Recorded data:

(begin)

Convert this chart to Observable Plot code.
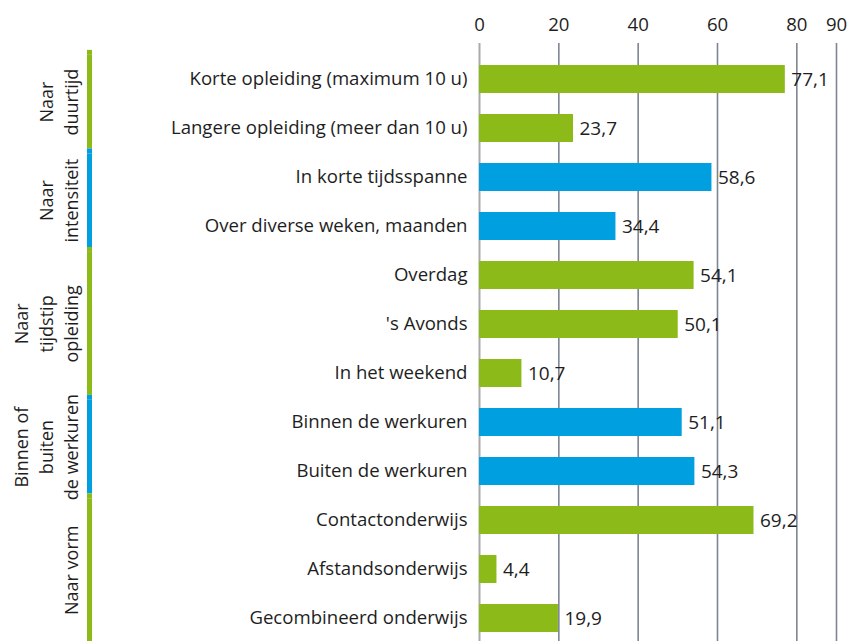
<!DOCTYPE html>
<html>
<head>
<meta charset="utf-8">
<script src="https://cdn.jsdelivr.net/npm/d3@7"></script>
<script src="https://cdn.jsdelivr.net/npm/@observablehq/plot@0.6"></script>
<style>
  html, body { margin: 0; padding: 0; background: #fff; }
  #wrap { display: flex; width: 850px; height: 641px; overflow: hidden; }
  svg { font-family: "Open Sans", sans-serif; }
</style>
</head>
<body>
<div id="wrap"></div>
<script>
const categories = [
  "Korte opleiding (maximum 10 u)",
  "Langere opleiding (meer dan 10 u)",
  "In korte tijdsspanne",
  "Over diverse weken, maanden",
  "Overdag",
  "'s Avonds",
  "In het weekend",
  "Binnen de werkuren",
  "Buiten de werkuren",
  "Contactonderwijs",
  "Afstandsonderwijs",
  "Gecombineerd onderwijs"
];
const values = [77.1, 23.7, 58.6, 34.4, 54.1, 50.1, 10.7, 51.1, 54.3, 69.2, 4.4, 19.9];
const groupOf = [0, 0, 1, 1, 2, 2, 2, 3, 3, 4, 4, 4];
const groupLabels = ["Naar\nduurtijd", "Naar\nintensiteit", "Naar\ntijdstip\nopleiding", "Binnen of\nbuiten\nde werkuren", "Naar vorm"];
const groupColors = ["#8cbb19", "#009fe0", "#8cbb19", "#009fe0", "#8cbb19"];
const xTicks = [0, 20, 40, 60, 80, 90];

const rows = categories.map((c, i) => ({label: c, value: values[i], group: groupOf[i], color: groupColors[groupOf[i]]}));
const groups = groupLabels.map((g, k) => {
  const idx = groupOf.map((v, i) => v === k ? i : -1).filter(i => i >= 0);
  return {label: g, color: groupColors[k], start: d3.min(idx), end: d3.max(idx)};
});
const fmt = v => d3.format(".1f")(v).replace(".", ",");

const H = 641;
const yRange = [55, 641];
const pIn = 0.43, pOut = 0.161;
const step = (yRange[1] - yRange[0]) / (categories.length - pIn + 2 * pOut);
const firstCenter = yRange[0] + step * (pOut + (1 - pIn) / 2);

const left = Plot.plot({
  width: 100,
  height: H,
  marginLeft: 87,
  marginRight: 8,
  marginTop: 0,
  marginBottom: 0,
  style: {background: "transparent", fontSize: "18px", color: "#1e1e1e"},
  x: {axis: null},
  y: {axis: null, type: "linear", domain: [0, categories.length - 1], range: [firstCenter, firstCenter + step * (categories.length - 1)]},
  marks: [
    Plot.rect(groups, {y1: d => d.start - 0.45, y2: d => d.end + 0.45 + (d.end === categories.length - 1 ? 0.2 : 0), fill: "color"}),
    Plot.rect(groups, {y1: d => d.start - 0.55, y2: d => d.start - 0.45, fill: "color"}),
    Plot.text(groups, {
      y: d => (d.start + d.end) / 2,
      text: "label",
      frameAnchor: "left",
      dx: -10,
      rotate: -90,
      lineAnchor: "bottom",
      textAnchor: "middle",
      lineHeight: 1.38,
      fill: "#1e1e1e",
      fontSize: 18
    })
  ]
});

const main = Plot.plot({
  width: 750,
  height: H,
  marginLeft: 379,
  marginRight: 14,
  marginTop: 43,
  marginBottom: 0,
  style: {background: "transparent", fontSize: "18.6px", color: "#1e1e1e"},
  x: {domain: [0, 90], axis: "top", ticks: xTicks, tickSize: 0, tickPadding: 13, label: null},
  y: {domain: categories, range: yRange, paddingInner: pIn, paddingOuter: pOut, tickSize: 0, tickPadding: 12, label: null},
  marks: [
    Plot.gridX(xTicks.filter(t => t > 0), {stroke: "#7d8593", strokeOpacity: 1, strokeWidth: 1.6}),
    Plot.ruleX([0], {stroke: "#aaaaaa", strokeWidth: 2}),
    Plot.barX(rows, {y: "label", x: "value", fill: "color"}),
    Plot.text(rows, {y: "label", x: "value", text: d => fmt(d.value), textAnchor: "start", dx: 6, fill: "#1e1e1e", fontSize: 19})
  ]
});

document.getElementById("wrap").append(left, main);
</script>
</body>
</html>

(end)

Written task: Quote the data above in full, leaving out the pictures it holds.

Solution to the problem:
Convert this chart to Observable Plot code.
<!DOCTYPE html>
<html>
<head>
<meta charset="utf-8">
<script src="https://cdn.jsdelivr.net/npm/d3@7"></script>
<script src="https://cdn.jsdelivr.net/npm/@observablehq/plot@0.6"></script>
<style>
  html, body { margin: 0; padding: 0; background: #fff; }
  #wrap { display: flex; width: 850px; height: 641px; overflow: hidden; }
  svg { font-family: "Open Sans", sans-serif; }
</style>
</head>
<body>
<div id="wrap"></div>
<script>
const categories = [
  "Korte opleiding (maximum 10 u)",
  "Langere opleiding (meer dan 10 u)",
  "In korte tijdsspanne",
  "Over diverse weken, maanden",
  "Overdag",
  "'s Avonds",
  "In het weekend",
  "Binnen de werkuren",
  "Buiten de werkuren",
  "Contactonderwijs",
  "Afstandsonderwijs",
  "Gecombineerd onderwijs"
];
const values = [77.1, 23.7, 58.6, 34.4, 54.1, 50.1, 10.7, 51.1, 54.3, 69.2, 4.4, 19.9];
const groupOf = [0, 0, 1, 1, 2, 2, 2, 3, 3, 4, 4, 4];
const groupLabels = ["Naar\nduurtijd", "Naar\nintensiteit", "Naar\ntijdstip\nopleiding", "Binnen of\nbuiten\nde werkuren", "Naar vorm"];
const groupColors = ["#8cbb19", "#009fe0", "#8cbb19", "#009fe0", "#8cbb19"];
const xTicks = [0, 20, 40, 60, 80, 90];

const rows = categories.map((c, i) => ({label: c, value: values[i], group: groupOf[i], color: groupColors[groupOf[i]]}));
const groups = groupLabels.map((g, k) => {
  const idx = groupOf.map((v, i) => v === k ? i : -1).filter(i => i >= 0);
  return {label: g, color: groupColors[k], start: d3.min(idx), end: d3.max(idx)};
});
const fmt = v => d3.format(".1f")(v).replace(".", ",");

const H = 641;
const yRange = [55, 641];
const pIn = 0.43, pOut = 0.161;
const step = (yRange[1] - yRange[0]) / (categories.length - pIn + 2 * pOut);
const firstCenter = yRange[0] + step * (pOut + (1 - pIn) / 2);

const left = Plot.plot({
  width: 100,
  height: H,
  marginLeft: 87,
  marginRight: 8,
  marginTop: 0,
  marginBottom: 0,
  style: {background: "transparent", fontSize: "18px", color: "#1e1e1e"},
  x: {axis: null},
  y: {axis: null, type: "linear", domain: [0, categories.length - 1], range: [firstCenter, firstCenter + step * (categories.length - 1)]},
  marks: [
    Plot.rect(groups, {y1: d => d.start - 0.45, y2: d => d.end + 0.45 + (d.end === categories.length - 1 ? 0.2 : 0), fill: "color"}),
    Plot.rect(groups, {y1: d => d.start - 0.55, y2: d => d.start - 0.45, fill: "color"}),
    Plot.text(groups, {
      y: d => (d.start + d.end) / 2,
      text: "label",
      frameAnchor: "left",
      dx: -10,
      rotate: -90,
      lineAnchor: "bottom",
      textAnchor: "middle",
      lineHeight: 1.38,
      fill: "#1e1e1e",
      fontSize: 18
    })
  ]
});

const main = Plot.plot({
  width: 750,
  height: H,
  marginLeft: 379,
  marginRight: 14,
  marginTop: 43,
  marginBottom: 0,
  style: {background: "transparent", fontSize: "18.6px", color: "#1e1e1e"},
  x: {domain: [0, 90], axis: "top", ticks: xTicks, tickSize: 0, tickPadding: 13, label: null},
  y: {domain: categories, range: yRange, paddingInner: pIn, paddingOuter: pOut, tickSize: 0, tickPadding: 12, label: null},
  marks: [
    Plot.gridX(xTicks.filter(t => t > 0), {stroke: "#7d8593", strokeOpacity: 1, strokeWidth: 1.6}),
    Plot.ruleX([0], {stroke: "#aaaaaa", strokeWidth: 2}),
    Plot.barX(rows, {y: "label", x: "value", fill: "color"}),
    Plot.text(rows, {y: "label", x: "value", text: d => fmt(d.value), textAnchor: "start", dx: 6, fill: "#1e1e1e", fontSize: 19})
  ]
});

document.getElementById("wrap").append(left, main);
</script>
</body>
</html>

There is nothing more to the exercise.